We also had a test for this very issue. It created an EC2 instance with a small disk (~2Gb) and limited RAM (512Mb). The test program created a swap file and then filled the disk to capacity with pseudo-random numbers (by creating a file and writing to it). It then allocated enough pseudo-random data to swap out at least some of it.

Then hibernate, thaw, and checksum the disk and the data in RAM to check for corruption.

The tests ran in about 2 minutes.

Automated tests

Posted Mar 10, 2021 22:12 UTC (Wed) by sjj (guest, #2020) [Link] (1 responses)

Interesting, I never thought about hibernation in AWS. I haven’t thought about hibernation in years, since it was the unreliable thing you had to do on laptops of the day.

Curious what the use case for it in AWS is.

Hibernation

Posted Mar 10, 2021 22:18 UTC (Wed) by corbet (editor, #1) [Link]

That work, and the use case behind it, were discussed in this OSPM article from last May.

Automated tests

Posted Mar 10, 2021 6:42 UTC (Wed) by marcH (subscriber, #57642) [Link]

> You'd need to set up a machine with a swap file,

As this is an apparently common configuration, you'd expect anyone modifying swap code to grant that configuration some reasonable amount of test time.

> drive it into memory pressure with a lot of dirty anonymous pages,

Also called "swapping"?

> then somehow verify that none of the swap traffic went astray.

Unless you're re-installing your entire system every few tests, there's a good chance you will soon notice something somewhere has gone terribly wrong even when not verifying every byte on the disk.
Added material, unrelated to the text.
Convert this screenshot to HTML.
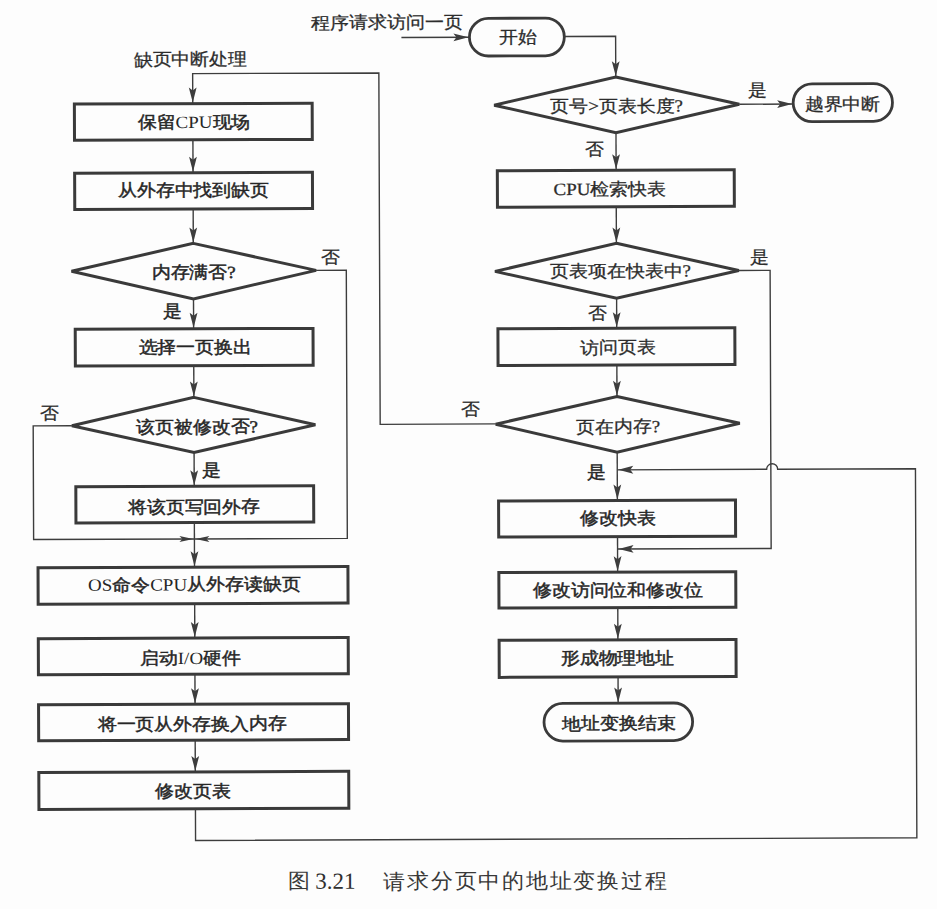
<!DOCTYPE html>
<html><head><meta charset="utf-8"><style>
html,body{margin:0;padding:0;background:#fdfdfd;}
body{width:937px;height:909px;overflow:hidden;position:relative;}
svg{position:absolute;left:0;top:0;}
text{font-family:"Liberation Serif",serif;fill:#303030;text-anchor:middle;}
text.b{fill:#262626;stroke:#262626;stroke-width:0.5px;}
text.r{fill:#2c2c2c;stroke:#2c2c2c;stroke-width:0.3px;}
text.c{fill:#383838;}
tspan.lat{stroke-width:0;}
</style></head><body>
<svg width="937" height="909" viewBox="0 0 937 909">
<g transform="rotate(-0.2177 468.5 454.5)">
<path d="M194.1,102.6 L194.1,72.6 L380.3,72.6 L380.3,424.0 L495.8,424.0" fill="none" stroke="#3d3d3d" stroke-width="1.4"/>
<path d="M194.1,101.5 L190.2,86.5 L194.1,89.5 L198.0,86.5Z" fill="#3d3d3d"/>
<rect x="75.7" y="102.6" width="237.8" height="36.2" fill="none" stroke="#3a3a3a" stroke-width="3.0"/>
<path d="M194.1,138.8 L194.1,171.7" fill="none" stroke="#3d3d3d" stroke-width="1.4"/>
<path d="M194.1,170.6 L190.2,155.6 L194.1,158.6 L198.0,155.6Z" fill="#3d3d3d"/>
<rect x="75.7" y="171.7" width="237.8" height="36.3" fill="none" stroke="#3a3a3a" stroke-width="3.0"/>
<path d="M194.1,208.0 L194.1,242.3" fill="none" stroke="#3d3d3d" stroke-width="1.4"/>
<path d="M194.1,241.5 L190.2,226.5 L194.1,229.5 L198.0,226.5Z" fill="#3d3d3d"/>
<path d="M194.1,242.3 L316.8,269.8 L194.1,297.8 L72.2,269.8Z" fill="none" stroke="#3a3a3a" stroke-width="3.0" stroke-linejoin="miter"/>
<path d="M316.8,269.8 L347.0,269.8 L347.0,537.9 L194.1,537.9" fill="none" stroke="#3d3d3d" stroke-width="1.4"/>
<path d="M195.1,537.9 L209.1,534.9 L206.1,537.9 L209.1,540.9Z" fill="#3d3d3d"/>
<path d="M194.1,297.8 L194.1,327.8" fill="none" stroke="#3d3d3d" stroke-width="1.4"/>
<path d="M194.1,326.8 L190.2,311.8 L194.1,314.8 L198.0,311.8Z" fill="#3d3d3d"/>
<rect x="75.7" y="327.8" width="237.8" height="36.8" fill="none" stroke="#3a3a3a" stroke-width="3.0"/>
<path d="M194.1,364.6 L194.1,396.3" fill="none" stroke="#3d3d3d" stroke-width="1.4"/>
<path d="M194.1,395.5 L190.2,380.5 L194.1,383.5 L198.0,380.5Z" fill="#3d3d3d"/>
<path d="M194.1,396.3 L315.5,424.2 L194.1,451.5 L72.0,424.2Z" fill="none" stroke="#3a3a3a" stroke-width="3.0" stroke-linejoin="miter"/>
<path d="M72.0,424.2 L33.3,424.2 L33.3,537.9 L194.1,537.9" fill="none" stroke="#3d3d3d" stroke-width="1.4"/>
<path d="M193.1,537.9 L179.1,534.9 L182.1,537.9 L179.1,540.9Z" fill="#3d3d3d"/>
<path d="M194.1,451.5 L194.1,485.2" fill="none" stroke="#3d3d3d" stroke-width="1.4"/>
<path d="M194.1,484.2 L190.2,469.2 L194.1,472.2 L198.0,469.2Z" fill="#3d3d3d"/>
<rect x="75.7" y="485.2" width="237.8" height="36.3" fill="none" stroke="#3a3a3a" stroke-width="3.0"/>
<path d="M194.1,521.5 L194.1,566.1" fill="none" stroke="#3d3d3d" stroke-width="1.4"/>
<path d="M194.1,565.1 L190.2,550.1 L194.1,553.1 L198.0,550.1Z" fill="#3d3d3d"/>
<rect x="37.6" y="566.1" width="309.9" height="36.5" fill="none" stroke="#3a3a3a" stroke-width="3.0"/>
<path d="M194.1,602.6 L194.1,637.0" fill="none" stroke="#3d3d3d" stroke-width="1.4"/>
<path d="M194.1,636.0 L190.2,621.0 L194.1,624.0 L198.0,621.0Z" fill="#3d3d3d"/>
<rect x="37.6" y="637.0" width="309.9" height="36.2" fill="none" stroke="#3a3a3a" stroke-width="3.0"/>
<path d="M194.1,673.2 L194.1,703.2" fill="none" stroke="#3d3d3d" stroke-width="1.4"/>
<path d="M194.1,702.2 L190.2,687.2 L194.1,690.2 L198.0,687.2Z" fill="#3d3d3d"/>
<rect x="37.6" y="703.2" width="309.9" height="35.9" fill="none" stroke="#3a3a3a" stroke-width="3.0"/>
<path d="M194.1,739.1 L194.1,770.9" fill="none" stroke="#3d3d3d" stroke-width="1.4"/>
<path d="M194.1,769.9 L190.2,754.9 L194.1,757.9 L198.0,754.9Z" fill="#3d3d3d"/>
<rect x="37.6" y="770.9" width="309.9" height="36.9" fill="none" stroke="#3a3a3a" stroke-width="3.0"/>
<path d="M194.1,807.8 L194.1,839.45 L915.4,839.45 L915.4,470.4 L777.6,470.4 A5.5,5.5 0 0 0 766.6,470.4 L617.2,470.4" fill="none" stroke="#3d3d3d" stroke-width="1.4"/>
<path d="M618.2,470.4 L633.2,466.5 L630.2,470.4 L633.2,474.3Z" fill="#3d3d3d"/>
<path d="M403.0,37.3 L471.0,37.3" fill="none" stroke="#3d3d3d" stroke-width="1.4"/>
<path d="M470.0,37.3 L455.0,33.4 L458.0,37.3 L455.0,41.2Z" fill="#3d3d3d"/>
<rect x="471.0" y="18.4" width="94.9" height="37.7" rx="18.9" ry="18.9" fill="none" stroke="#3a3a3a" stroke-width="2.8"/>
<path d="M565.9,36.8 L617.2,36.8 L617.2,77.6" fill="none" stroke="#3d3d3d" stroke-width="1.4"/>
<path d="M617.2,76.8 L613.3,61.8 L617.2,64.8 L621.1,61.8Z" fill="#3d3d3d"/>
<path d="M617.2,77.6 L740.6,105.3 L617.2,133.2 L495.5,105.3Z" fill="none" stroke="#3a3a3a" stroke-width="3.0" stroke-linejoin="miter"/>
<path d="M740.6,105.3 L794.5,105.3" fill="none" stroke="#3d3d3d" stroke-width="1.4"/>
<path d="M793.5,105.3 L778.5,101.4 L781.5,105.3 L778.5,109.2Z" fill="#3d3d3d"/>
<rect x="794.5" y="85.1" width="99.3" height="37.9" rx="19.0" ry="19.0" fill="none" stroke="#3a3a3a" stroke-width="2.8"/>
<path d="M617.2,133.2 L617.2,170.8" fill="none" stroke="#3d3d3d" stroke-width="1.4"/>
<path d="M617.2,169.8 L613.3,154.8 L617.2,157.8 L621.1,154.8Z" fill="#3d3d3d"/>
<rect x="498.4" y="170.8" width="236.9" height="36.5" fill="none" stroke="#3a3a3a" stroke-width="3.0"/>
<path d="M617.2,207.3 L617.2,243.9" fill="none" stroke="#3d3d3d" stroke-width="1.4"/>
<path d="M617.2,243.0 L613.3,228.0 L617.2,231.0 L621.1,228.0Z" fill="#3d3d3d"/>
<path d="M617.2,243.9 L739.5,271.5 L617.2,298.9 L495.7,271.5Z" fill="none" stroke="#3a3a3a" stroke-width="3.0" stroke-linejoin="miter"/>
<path d="M739.5,271.5 L770.8,271.5 L770.8,549.6 L617.2,549.6" fill="none" stroke="#3d3d3d" stroke-width="1.4"/>
<path d="M618.2,549.6 L633.2,545.7 L630.2,549.6 L633.2,553.5Z" fill="#3d3d3d"/>
<path d="M617.2,298.9 L617.2,328.8" fill="none" stroke="#3d3d3d" stroke-width="1.4"/>
<path d="M617.2,327.8 L613.3,312.8 L617.2,315.8 L621.1,312.8Z" fill="#3d3d3d"/>
<rect x="498.4" y="328.8" width="236.9" height="36.8" fill="none" stroke="#3a3a3a" stroke-width="3.0"/>
<path d="M617.2,365.6 L617.2,397.1" fill="none" stroke="#3d3d3d" stroke-width="1.4"/>
<path d="M617.2,396.3 L613.3,381.3 L617.2,384.3 L621.1,381.3Z" fill="#3d3d3d"/>
<path d="M617.2,397.1 L739.9,424.3 L617.2,452.8 L495.8,424.3Z" fill="none" stroke="#3a3a3a" stroke-width="3.0" stroke-linejoin="miter"/>
<path d="M617.2,452.8 L617.2,501.1" fill="none" stroke="#3d3d3d" stroke-width="1.4"/>
<path d="M617.2,500.1 L613.3,485.1 L617.2,488.1 L621.1,485.1Z" fill="#3d3d3d"/>
<rect x="498.4" y="501.1" width="236.9" height="36.1" fill="none" stroke="#3a3a3a" stroke-width="3.0"/>
<path d="M617.2,537.2 L617.2,572.7" fill="none" stroke="#3d3d3d" stroke-width="1.4"/>
<path d="M617.2,571.7 L613.3,556.7 L617.2,559.7 L621.1,556.7Z" fill="#3d3d3d"/>
<rect x="498.4" y="572.7" width="236.9" height="35.5" fill="none" stroke="#3a3a3a" stroke-width="3.0"/>
<path d="M617.2,608.2 L617.2,640.4" fill="none" stroke="#3d3d3d" stroke-width="1.4"/>
<path d="M617.2,639.4 L613.3,624.4 L617.2,627.4 L621.1,624.4Z" fill="#3d3d3d"/>
<rect x="498.4" y="640.4" width="236.9" height="37.1" fill="none" stroke="#3a3a3a" stroke-width="3.0"/>
<path d="M617.2,677.5 L617.2,703.8" fill="none" stroke="#3d3d3d" stroke-width="1.4"/>
<path d="M617.2,703.0 L613.3,688.0 L617.2,691.0 L621.1,688.0Z" fill="#3d3d3d"/>
<rect x="543.0" y="703.8" width="148.6" height="37.6" rx="18.8" ry="18.8" fill="none" stroke="#3a3a3a" stroke-width="2.8"/>
<text transform="translate(191.90,58.09) scale(1,0.9)" x="0" y="6.84" font-size="19" class="r">缺页中断处理</text>
<text transform="translate(388.39,21.84) scale(1,0.9)" x="0" y="6.84" font-size="19" class="r">程序请求访问一页</text>
<text transform="translate(195.31,120.66) scale(1,0.9)" x="0" y="6.84" font-size="19" class="b">保留<tspan class="lat">CPU</tspan>现场</text>
<text transform="translate(194.45,188.75) scale(1,0.9)" x="0" y="6.84" font-size="19" class="b">从外存中找到缺页</text>
<text transform="translate(194.34,270.86) scale(1,0.9)" x="0" y="6.84" font-size="19" class="b">内存满否?</text>
<text transform="translate(330.85,256.57) scale(1,0.9)" x="0" y="6.84" font-size="19" class="r">否</text>
<text transform="translate(172.74,309.52) scale(1,0.9)" x="0" y="6.84" font-size="19" class="b">是</text>
<text transform="translate(195.71,345.51) scale(1,0.9)" x="0" y="6.84" font-size="19" class="b">选择一页换出</text>
<text transform="translate(197.01,425.42) scale(1,0.9)" x="0" y="6.84" font-size="19" class="b">该页被修改否?</text>
<text transform="translate(49.91,411.36) scale(1,0.9)" x="0" y="6.84" font-size="19" class="r">否</text>
<text transform="translate(211.09,468.97) scale(1,0.9)" x="0" y="6.84" font-size="19" class="b">是</text>
<text transform="translate(193.75,505.41) scale(1,0.9)" x="0" y="6.84" font-size="19" class="b">将该页写回外存</text>
<text transform="translate(193.81,583.21) scale(1,0.9)" x="0" y="6.84" font-size="19" class="b"><tspan class="lat">OS</tspan>命令<tspan class="lat">CPU</tspan>从外存读缺页</text>
<text transform="translate(189.63,656.79) scale(1,0.9)" x="0" y="6.84" font-size="19" class="b">启动<tspan class="lat">I/O</tspan>硬件</text>
<text transform="translate(191.17,722.45) scale(1,0.9)" x="0" y="6.84" font-size="19" class="b">将一页从外存换入内存</text>
<text transform="translate(191.87,789.40) scale(1,0.9)" x="0" y="6.84" font-size="19" class="b">修改页表</text>
<text transform="translate(519.53,37.14) scale(1,0.9)" x="0" y="6.84" font-size="19" class="r">开始</text>
<text transform="translate(618.03,106.06) scale(1,0.9)" x="0" y="6.84" font-size="19" class="r">页号&gt;页表长度?</text>
<text transform="translate(758.88,90.85) scale(1,0.9)" x="0" y="6.84" font-size="19" class="r">是</text>
<text transform="translate(843.73,105.22) scale(1,0.9)" x="0" y="6.84" font-size="19" class="r">越界中断</text>
<text transform="translate(595.71,149.08) scale(1,0.9)" x="0" y="6.84" font-size="19" class="r">否</text>
<text transform="translate(610.81,189.14) scale(1,0.9)" x="0" y="6.84" font-size="19" class="r">CPU检索快表</text>
<text transform="translate(621.25,271.23) scale(1,0.9)" x="0" y="6.84" font-size="19" class="r">页表项在快表中?</text>
<text transform="translate(760.15,257.70) scale(1,0.9)" x="0" y="6.84" font-size="19" class="r">是</text>
<text transform="translate(598.09,313.59) scale(1,0.9)" x="0" y="6.84" font-size="19" class="r">否</text>
<text transform="translate(618.36,347.77) scale(1,0.9)" x="0" y="6.84" font-size="19" class="r">访问页表</text>
<text transform="translate(618.21,426.82) scale(1,0.9)" x="0" y="6.84" font-size="19" class="r">页在内存?</text>
<text transform="translate(470.32,408.61) scale(1,0.9)" x="0" y="6.84" font-size="19" class="r">否</text>
<text transform="translate(595.98,471.84) scale(1,0.9)" x="0" y="6.84" font-size="19" class="b">是</text>
<text transform="translate(618.01,518.52) scale(1,0.9)" x="0" y="6.84" font-size="19" class="b">修改快表</text>
<text transform="translate(617.38,590.52) scale(1,0.9)" x="0" y="6.84" font-size="19" class="b">修改访问位和修改位</text>
<text transform="translate(616.67,658.22) scale(1,0.9)" x="0" y="6.84" font-size="19" class="b">形成物理地址</text>
<text transform="translate(617.63,723.72) scale(1,0.9)" x="0" y="6.84" font-size="19" class="b">地址变换结束</text>
<text transform="translate(296.68,879.80) scale(1,0.95)" x="0" y="7.92" font-size="22" class="c">图</text>
<text transform="translate(333.73,879.99) scale(1,1.0)" x="0" y="8.28" font-size="23" class="n">3.21</text>
<text transform="translate(523.13,880.66) scale(1,0.95)" x="1.1" y="7.92" font-size="22" class="c" letter-spacing="2.2">请求分页中的地址变换过程</text>
</g>
</svg>
</body></html>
This is apparently how the bug was found and relatively quickly by people not even testing swap but other things. The perfect that does not get done is the enemy of the good that does and this is especially true with chronically underdeveloped validation.

Automated tests

Posted Mar 11, 2021 19:56 UTC (Thu) by thumperward (guest, #34368) [Link]

For an integration test that would specifically have caught this issue, sure. But given the assumption that swap_page_sector() could be called on a swap file, a unit test that called swap_page_sector() on a swap file with a given input and verify that the file contained the right bytes in the right order afterwards is something that could well have existed and caught said bug before the refectoring inadvertently exposed it.